Prima di tutto non condannare. “Se qualcuno ascolta le mie parole e non le osserva, io non lo condanno” – dice il Signore. Non condannare chi non si lascia trasformare dalla parola del Vangelo. Non condannare perché Gesù non condanna; non condannare perché a non mettere in pratica le sue parole non è solo chi non crede, ma anche (e forse soprattutto) chi si bea di una fede morta, sterile di atti di umanità, ma sempre gravida di arroganza (Gc 2,17). Non condannare, riconoscendo che quella fede che tu vivi in modo così imperfetto non è un merito, semmai un privilegio. “Non potevano credere” – ci risponde l’evangelista quando siamo tentati di pensare che la fede sia una necessità, persino un dovere. Siamo invitati ad ammettere, con grande benevolenza, che per alcuni la fede è semplicemente impossibile. Ancora oggi per chi ha occhi per vedere sono molti i segni dell’amore incarnato di Dio che costellano le nostre giornate e confermano la nostra fede. Ma ogni segno che rimandi al Dio di Gesù Cristo è un segno che non si impone, mai, che accetta di essere ritenuto insignificante da chi non ha occhi per coglierlo. Non gliene fa una colpa, ma sta lì, sperando di offrire almeno l’insegnamento di un’occasione mancata.

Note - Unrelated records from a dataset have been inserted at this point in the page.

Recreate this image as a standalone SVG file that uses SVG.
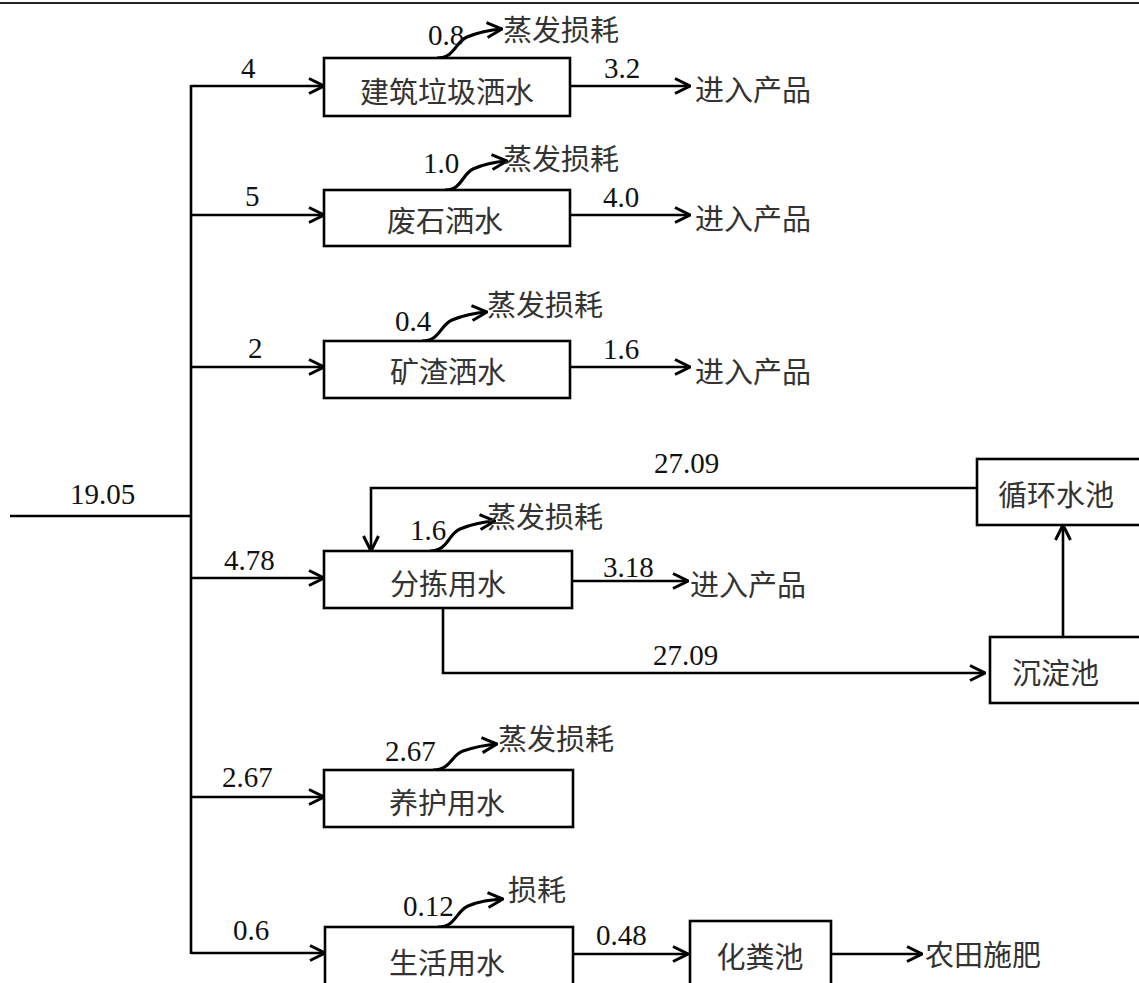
<svg xmlns="http://www.w3.org/2000/svg" width="1139" height="983" viewBox="0 0 1139 983">
<style>
.box{fill:#fff;stroke:#000;stroke-width:2.6}
.ln{fill:none;stroke:#000;stroke-width:2.6}
.lna{fill:none;stroke:#000;stroke-width:2.6;marker-end:url(#arr)}
.cv{fill:none;stroke:#000;stroke-width:3.2;marker-end:url(#arr)}
.num{font-family:"Liberation Serif","Times New Roman",serif;font-size:29px;fill:#111}
.zh{font-family:"Noto Sans CJK SC","Noto Sans CJK JP",sans-serif;font-size:29px;fill:#333;dominant-baseline:central}
.zc{text-anchor:middle}
</style>
<defs>
<marker id="arr" viewBox="0 0 18 18" refX="17" refY="9" markerWidth="18" markerHeight="18" orient="auto" markerUnits="userSpaceOnUse">
<path d="M2,1.5 L17,9 L2,16.5" fill="none" stroke="#000" stroke-width="3"/>
</marker>
</defs>
<rect width="1139" height="983" fill="#fff"/>
<line x1="0" y1="3" x2="1139" y2="3" stroke="#222" stroke-width="2"/>

<g id="connectors">
<line class="ln" x1="10" y1="516" x2="191" y2="516"/>
<line class="ln" x1="191" y1="85" x2="191" y2="954"/>
<line class="lna" x1="191" y1="86" x2="324" y2="86"/>
<line class="lna" x1="191" y1="215" x2="324" y2="215"/>
<line class="lna" x1="191" y1="367" x2="324" y2="367"/>
<line class="lna" x1="191" y1="578" x2="324" y2="578"/>
<line class="lna" x1="191" y1="797" x2="324" y2="797"/>
<line class="lna" x1="191" y1="953" x2="325" y2="953"/>
<line class="lna" x1="570" y1="86" x2="690" y2="86"/>
<line class="lna" x1="570" y1="215" x2="690" y2="215"/>
<line class="lna" x1="570" y1="367" x2="690" y2="367"/>
<line class="lna" x1="572" y1="581" x2="688" y2="581"/>
<line class="lna" x1="573" y1="954" x2="688" y2="954"/>
<line class="lna" x1="831" y1="954" x2="922" y2="954"/>
<polyline class="lna" points="977,488 371,488 371,551"/>
<polyline class="lna" points="443,608 443,673 985,673"/>
<line class="lna" x1="1063" y1="637" x2="1063" y2="525"/>
<path class="cv" d="M437,58 C455,58 455,42 467,37 S488,30 502,29"/>
<path class="cv" d="M445,190 C462,190 462,174 473,169 S493,162 507,161"/>
<path class="cv" d="M422,341 C440,341 440,325 452,320 S473,313 487,312"/>
<path class="cv" d="M430,551 C448,551 448,534 460,529 S481,522 495,521"/>
<path class="cv" d="M433,770 C451,770 451,755 463,751 S484,745 497,744"/>
<path class="cv" d="M438,927 C456,927 456,911 468,906 S489,900 503,899"/>
</g>

<g id="labels">
<text class="num" x="70" y="504">19.05</text>
<text class="num" x="241" y="78">4</text>
<text class="num" x="245" y="206">5</text>
<text class="num" x="248" y="358">2</text>
<text class="num" x="224" y="570">4.78</text>
<text class="num" x="222" y="787">2.67</text>
<text class="num" x="233" y="940">0.6</text>
<text class="num" x="428" y="45">0.8</text>
<text class="num" x="423" y="173">1.0</text>
<text class="num" x="395" y="331">0.4</text>
<text class="num" x="410" y="540">1.6</text>
<text class="num" x="385" y="761">2.67</text>
<text class="num" x="403" y="916">0.12</text>
<text class="num" x="604" y="78">3.2</text>
<text class="num" x="603" y="207">4.0</text>
<text class="num" x="603" y="359">1.6</text>
<text class="num" x="603" y="577">3.18</text>
<text class="num" x="596" y="945">0.48</text>
<text class="num" x="654" y="473">27.09</text>
<text class="num" x="653" y="665">27.09</text>
<text class="zh" x="503" y="28">蒸发损耗</text>
<text class="zh" x="503" y="157">蒸发损耗</text>
<text class="zh" x="487" y="303">蒸发损耗</text>
<text class="zh" x="487" y="515">蒸发损耗</text>
<text class="zh" x="498" y="737">蒸发损耗</text>
<text class="zh" x="508" y="888">损耗</text>
<text class="zh" x="695" y="88">进入产品</text>
<text class="zh" x="695" y="217">进入产品</text>
<text class="zh" x="695" y="370">进入产品</text>
<text class="zh" x="690" y="583">进入产品</text>
<text class="zh" x="925" y="953">农田施肥</text>
</g>

<g id="n1"><rect class="box" x="324" y="58" width="246" height="58"/><text class="zh zc" x="447" y="90">建筑垃圾洒水</text></g>
<g id="n2"><rect class="box" x="324" y="190" width="246" height="56"/><text class="zh zc" x="445" y="219">废石洒水</text></g>
<g id="n3"><rect class="box" x="324" y="341" width="246" height="57"/><text class="zh zc" x="448" y="370">矿渣洒水</text></g>
<g id="n4"><rect class="box" x="324" y="551" width="248" height="57"/><text class="zh zc" x="448" y="582">分拣用水</text></g>
<g id="n5"><rect class="box" x="324" y="770" width="249" height="57"/><text class="zh zc" x="447" y="801">养护用水</text></g>
<g id="n6"><rect class="box" x="325" y="927" width="248" height="70"/><text class="zh zc" x="447" y="961">生活用水</text></g>
<g id="n7"><rect class="box" x="690" y="921" width="141" height="76"/><text class="zh zc" x="760" y="955">化粪池</text></g>
<g id="n8"><rect class="box" x="977" y="459" width="180" height="66"/><text class="zh" x="998" y="493">循环水池</text></g>
<g id="n9"><rect class="box" x="990" y="637" width="170" height="66"/><text class="zh" x="1012" y="671">沉淀池</text></g>
</svg>
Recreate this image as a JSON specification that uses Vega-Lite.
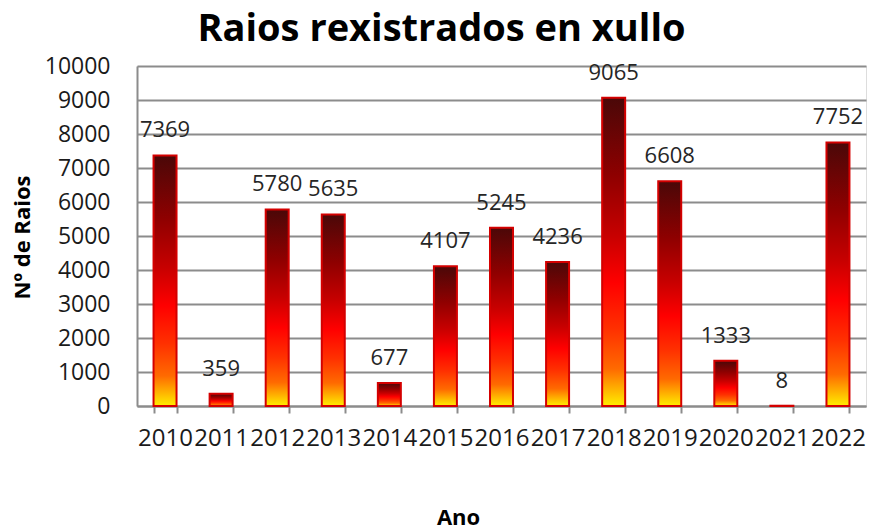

“Tuttavia, anche tra i capi, molti credettero in lui”. Siamo incitati non solo a evitare ogni condanna, ma anche a non farci afferrare troppo in fretta da quella disperata illusione di essere gli ultimi credenti. Ci sono credenti che non sembrano tali, che sfuggono alle nostre rigide classificazioni; dei credenti in incognito, forse persino a sé stessi, ma che al momento opportuno verranno alla luce. Come quel Giuseppe di Arimatea, che credeva di nascosto, ma quando la gloria di Dio si manifestò con tutta la forza paradossale di una vita donata sulla croce si dimostrò più coraggioso degli apostoli (Gv 19,38-42).
“Io so che il comandamento del Padre è vita eterna”. Senza condannare né disperare, ciò che resta a chi osa definirsi credente è di farsi eco della Parola. Per loro, inviati da Gesù come lui lo fu dal Padre (Gv 20,21), la vita eterna non è un premio che li attende a missione compiuta, ma il comando stesso. Indipendentemente dal buon esito, quell’imperativo del Padre li fa vivere e impedisce loro di tacere ciò che hanno visto e ascoltato (At 4,20), di tenere per sé quella parola che fa ardere i loro cuori (Lc 24,32). I credenti sono chiamati a divenire segno perché la loro affidabilità sia invito delicato a confidare nel Padre; il loro amarsi gli uni gli altri la carta da visita di Colui che non è venuto per condannare il mondo ma per salvarlo.